We may believe our strength lies in our red wines and our Sauvignon Blancs (just as we believe that the natural position of the Springboks is number-one rugby side in the world — despite all the evidence to the contrary). The truth is we do a considerably better job in this rather less fashionable category.

It’s not clear why our modern-era red-wine producers have taken so long to achieve the quality standards of earlier generations. (This is not nostalgia, by the way: the surviving wines from the 1950s and 1960s show that those largely intuitive wine makers were often world-class artists.) A possible explanation may relate to ease of sale: because the punters believe in our reds and our Sauvignons, they obviously buy them in preference to the Chardonnays.

If there is a single explanation, it could be as simple as the old Avis campaign: when you’re number two, you have to try harder. Selling wine into an unreceptive market requires that extra effort.

I recently assembled a few dozen present-release Chardonnays from a number of producers. They ranged in age from less than a year old to one that was about to celebrate its sixth birthday, though mostly they came from the 2010 and 2011 vintages.

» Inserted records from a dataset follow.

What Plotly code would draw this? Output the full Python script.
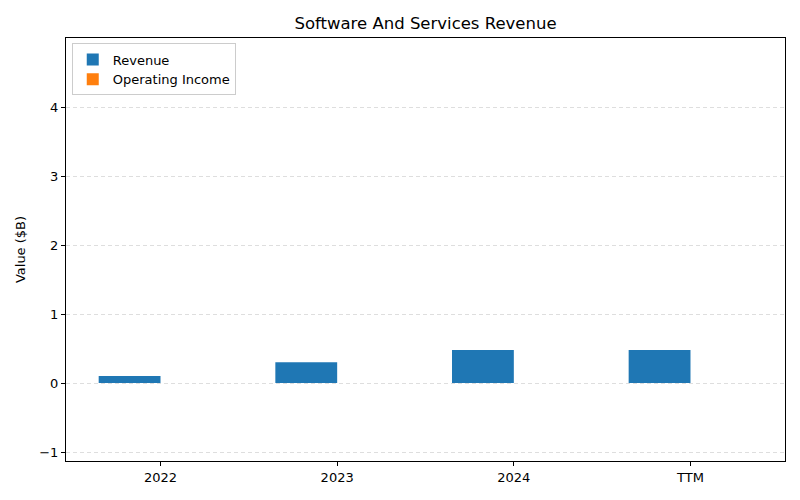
import plotly.graph_objects as go

periods = ["2022", "2023", "2024", "TTM"]
revenue = [0.10, 0.30, 0.48, 0.48]
operating_income = [0.0, 0.0, 0.0, 0.0]


def main():
    fig = go.Figure()
    fig.add_trace(go.Bar(x=periods, y=revenue, name="Revenue", marker_color="#1f77b4",
                         marker_line_width=0))
    fig.add_trace(go.Bar(x=periods, y=operating_income, name="Operating Income",
                         marker_color="#ff7f0e", marker_line_width=0))

    fig.update_layout(
        width=800, height=500,
        margin=dict(l=66, r=15, t=38, b=39, autoexpand=False),
        font=dict(family="DejaVu Sans", size=13, color="black"),
        title=dict(text="Software And Services Revenue", xref="paper", x=0.5, xanchor="center",
                   y=0.954, yanchor="middle", font=dict(size=16.5)),
        plot_bgcolor="white", paper_bgcolor="white",
        barmode="group", bargap=0.3, bargroupgap=0,
        legend=dict(x=0.008, y=0.987, xanchor="left", yanchor="top",
                    bordercolor="#cccccc", borderwidth=1, bgcolor="rgba(255,255,255,0.8)",
                    font=dict(size=13), tracegroupgap=0, itemwidth=30),
    )
    fig.update_xaxes(type="category", range=[-0.535, 3.535], showline=True, linecolor="black",
                     mirror=True, ticks="outside", ticklen=4, tickcolor="black", showgrid=False,
                     automargin=False)
    fig.update_yaxes(range=[-1.13, 5.0], tickvals=[-1, 0, 1, 2, 3, 4], showline=True,
                     linecolor="black", mirror=True, ticks="outside", ticklen=4,
                     tickcolor="black", showgrid=True, gridcolor="#dedede",
                     griddash="4px,3px", zeroline=False, automargin=False,
                     title=dict(text="Value ($B)", standoff=10, font=dict(size=13)))

    # the page's default body margin shifts the figure; drop it
    fig.write_html("out.html", config={"displayModeBar": False},
                   post_script="document.body.style.margin='0';")


if __name__ == '__main__':
    main()
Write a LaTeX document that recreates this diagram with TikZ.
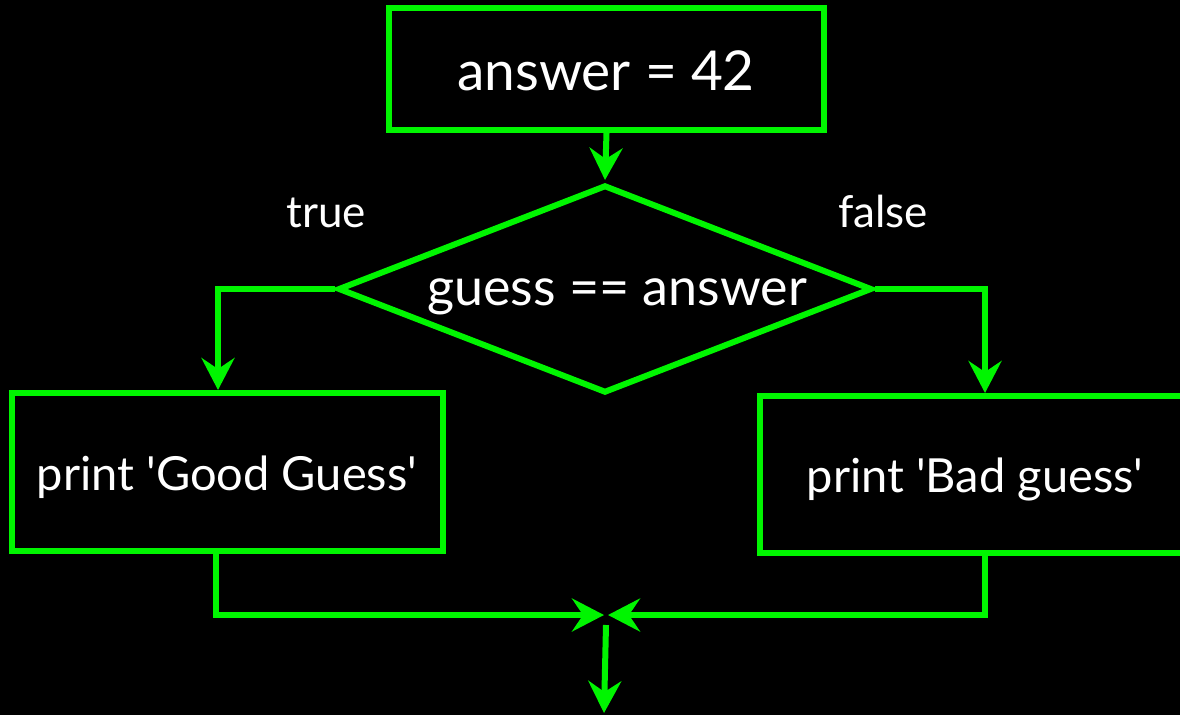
\documentclass[tikz,border=0pt]{standalone}
\usepackage{fontspec}
\setmainfont{Lato}
\usetikzlibrary{arrows.meta,shapes.geometric}
\definecolor{fgreen}{RGB}{0,245,0}
\begin{document}
\begin{tikzpicture}[x=1pt,y=-1pt,
  box/.style={draw=fgreen,line width=6pt,rectangle,inner sep=0pt},
  arr/.style={draw=fgreen,line width=6pt,-{Stealth[length=32pt,width=33pt,inset=11pt]}},
  txt/.style={text=white,inner sep=0pt,anchor=base}]
\fill[black] (0,0) rectangle (1180,715);
\useasboundingbox (0,0) rectangle (1180,715);
\node[box,minimum width=435pt,minimum height=122pt] (top) at (606.5,69) {};
\node[txt,font=\fontsize{55}{66}\selectfont] (tt) at (606,90) {answer = 42};
\node[draw=fgreen,line width=6pt,diamond,minimum width=534pt,minimum height=208pt,inner sep=0pt] (d) at (605,289) {};
\node[txt,font=\fontsize{52}{62}\selectfont] (dt) at (617,305) {guess == answer};
\node[box,minimum width=431pt,minimum height=158pt] (gl) at (227.5,472) {};
\node[txt,font=\fontsize{47}{56}\selectfont] (glt) at (227,490) {print \textquotesingle Good Guess\textquotesingle};
\node[box,minimum width=426pt,minimum height=157pt] (gb) at (973,474.5) {};
\node[txt,font=\fontsize{47}{56}\selectfont] (gbt) at (975,492) {print \textquotesingle Bad guess\textquotesingle};
\node[txt,font=\fontsize{44}{53}\selectfont] (tl) at (326,227) {true};
\node[txt,font=\fontsize{44}{53}\selectfont] (fl) at (883,227) {false};
\coordinate (m) at (606,615);
\coordinate (e) at (604,713);
\draw[arr] (top.south) -- ([yshift=2]d.north);
\draw[arr] (d.west) -| ([xshift=-9.5]gl.north);
\draw[arr] (d.east) -| ([xshift=12]gb.north);
\draw[arr] ([xshift=-12]gl.south) |- ([xshift=-2]m);
\draw[arr] ([xshift=12]gb.south) |- ([xshift=2]m);
\draw[arr] ([yshift=-10]m) -- (e);
\end{tikzpicture}
\end{document}
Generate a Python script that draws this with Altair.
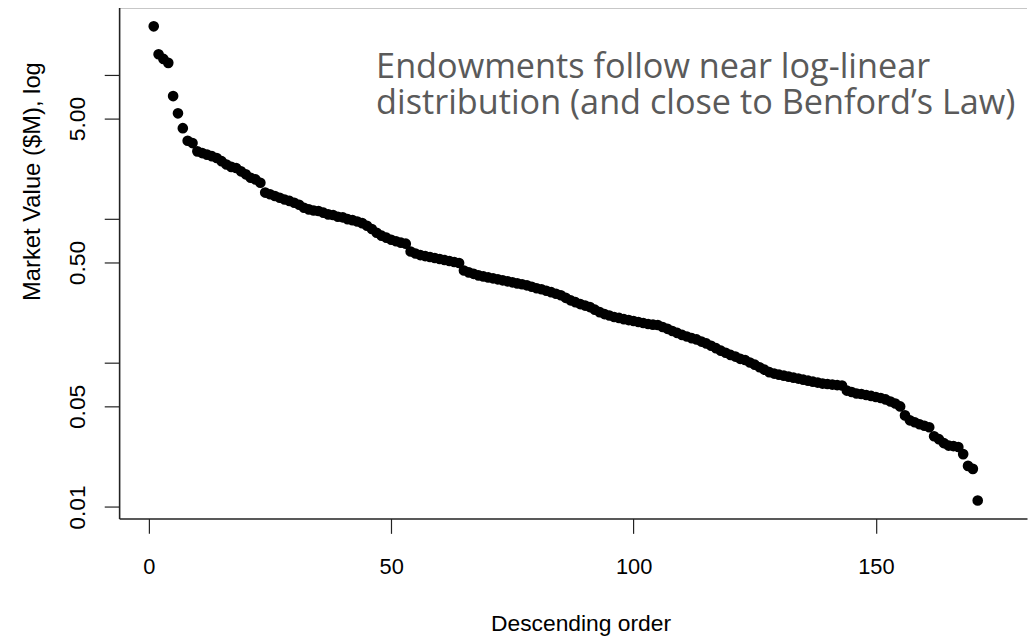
import altair as alt
import pandas as pd

# Market value ($M) of each endowment, in descending order
values = [
    21.9, 14.0, 13.0, 12.2, 7.17, 5.44, 4.29, 3.51, 3.38, 2.96,
    2.88, 2.81, 2.74, 2.66, 2.53, 2.40, 2.31, 2.27, 2.15, 2.05,
    1.94, 1.89, 1.79, 1.53, 1.49, 1.45, 1.41, 1.37, 1.34, 1.30,
    1.26, 1.20, 1.17, 1.15, 1.14, 1.11, 1.08, 1.07, 1.04, 1.03,
    1.00, 0.985, 0.963, 0.939, 0.900, 0.854, 0.805, 0.768, 0.744, 0.720,
    0.703, 0.687, 0.676, 0.596, 0.577, 0.563, 0.554, 0.546, 0.537, 0.529,
    0.520, 0.512, 0.504, 0.496, 0.440, 0.427, 0.417, 0.407, 0.400, 0.394,
    0.388, 0.382, 0.376, 0.370, 0.364, 0.358, 0.353, 0.347, 0.339, 0.331,
    0.326, 0.318, 0.311, 0.303, 0.296, 0.284, 0.273, 0.265, 0.257, 0.251,
    0.245, 0.235, 0.226, 0.219, 0.214, 0.209, 0.206, 0.202, 0.199, 0.196,
    0.193, 0.190, 0.187, 0.185, 0.184, 0.178, 0.173, 0.167, 0.162, 0.157,
    0.153, 0.149, 0.146, 0.141, 0.137, 0.132, 0.127, 0.122, 0.118, 0.114,
    0.111, 0.107, 0.105, 0.101, 0.0975, 0.0936, 0.0900, 0.0865, 0.0845, 0.0831,
    0.0818, 0.0805, 0.0792, 0.0780, 0.0767, 0.0755, 0.0743, 0.0732, 0.0720, 0.0715,
    0.0709, 0.0703, 0.0698, 0.0644, 0.0629, 0.0615, 0.0610, 0.0600, 0.0591, 0.0581,
    0.0572, 0.0559, 0.0541, 0.0524, 0.0500, 0.0433, 0.0400, 0.0388, 0.0376, 0.0367,
    0.0358, 0.0310, 0.0296, 0.0278, 0.0267, 0.0265, 0.0261, 0.0233, 0.0193, 0.0184,
    0.0111,
]
ranks = list(range(1, len(values) + 1))

x_ticks = [0, 50, 100, 150]
y_ticks = [0.01, 0.05, 0.1, 0.5, 1, 5, 10]
y_unlabelled = [0.1, 1, 10]
note_lines = ["Endowments follow near log-linear",
              "distribution (and close to Benford\u2019s Law)"]

df = pd.DataFrame({"rank": ranks, "value": values})
one_row = pd.DataFrame({"k": [0]})

W, H = 915, 515
FONT = "Liberation Sans"

hide_expr = " || ".join(f"datum.value == {v}" for v in y_unlabelled)

x_enc = alt.X(
    "rank:Q",
    scale=alt.Scale(domain=[-6.14, 181.17], nice=False, zero=False),
    axis=alt.Axis(
        values=x_ticks, title="Descending order", grid=False,
        tickSize=15, tickWidth=1.2, tickColor="#222",
        domainColor="#222", domainWidth=1.6,
        labelFont=FONT, labelFontSize=22, labelColor="black",
        labelBaseline="alphabetic", labelPadding=40, labelFlush=False,
        titleFont=FONT, titleFontSize=23, titleFontWeight="normal",
        titleColor="black", titleBaseline="alphabetic",
        titleX=465, titleY=113, titleAlign="center",
    ),
)
y_enc = alt.Y(
    "value:Q",
    scale=alt.Scale(type="log", domain=[0.00832, 29.6], nice=False),
    axis=alt.Axis(
        values=y_ticks, title="Market Value ($M), log", grid=False,
        labelExpr=f"({hide_expr}) ? '' : format(datum.value, '.2f')",
        tickSize=15, tickWidth=1.2, tickColor="#222",
        domainColor="#222", domainWidth=1.6,
        labelFont=FONT, labelFontSize=23, labelColor="black",
        labelAngle=270, labelAlign="center", labelBaseline="alphabetic",
        labelPadding=20, labelOverlap=False, labelFlush=False,
        titleFont=FONT, titleFontSize=24, titleFontWeight="normal",
        titleColor="black", titleAngle=270, titleAlign="center",
        titleBaseline="alphabetic", titleX=-80, titleY=175,
    ),
)

points = alt.Chart(df).mark_circle(size=115, color="black", opacity=1).encode(
    x=x_enc, y=y_enc
)

top_line = alt.Chart(one_row).mark_rule(color="#222", strokeWidth=1.6).encode(
    x=alt.value(0), x2=alt.value(W), y=alt.value(0)
)

note = alt.Chart(one_row).mark_text(
    align="left", baseline="alphabetic", font="Open Sans",
    fontSize=34.5, color="#5a5a5a", lineHeight=36,
).encode(
    x=alt.value(259), y=alt.value(71), text=alt.value(note_lines)
)

chart = alt.layer(points, top_line, note).properties(
    width=W, height=H,
    autosize=alt.AutoSizeParams(type="none"),
    padding={"left": 112, "top": -3, "right": 1, "bottom": 118},
).configure_view(stroke=None)

chart.save("out.html", embed_options={"renderer": "svg", "actions": False})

Not all of the top names were part of the line-up: there was no Jordan, no Chamonix, no Uva Mira, no Vergelegen. Accordingly, this could never be the definitive South African Chardonnay tasting. Just the same, in the group there were no bad wines, and very few ordinary ones. (Ordinary means solid and commercial, rather than memorable.) I use a 100-point scoring system in which the "medal-quality" wines are spread across a 30-point spectrum: 90-plus is a gold; 80-89 a silver; and 70-79 a bronze. (Less than that, 60-69 is considered "good, commercial", while 50-59 is "very ordinary".)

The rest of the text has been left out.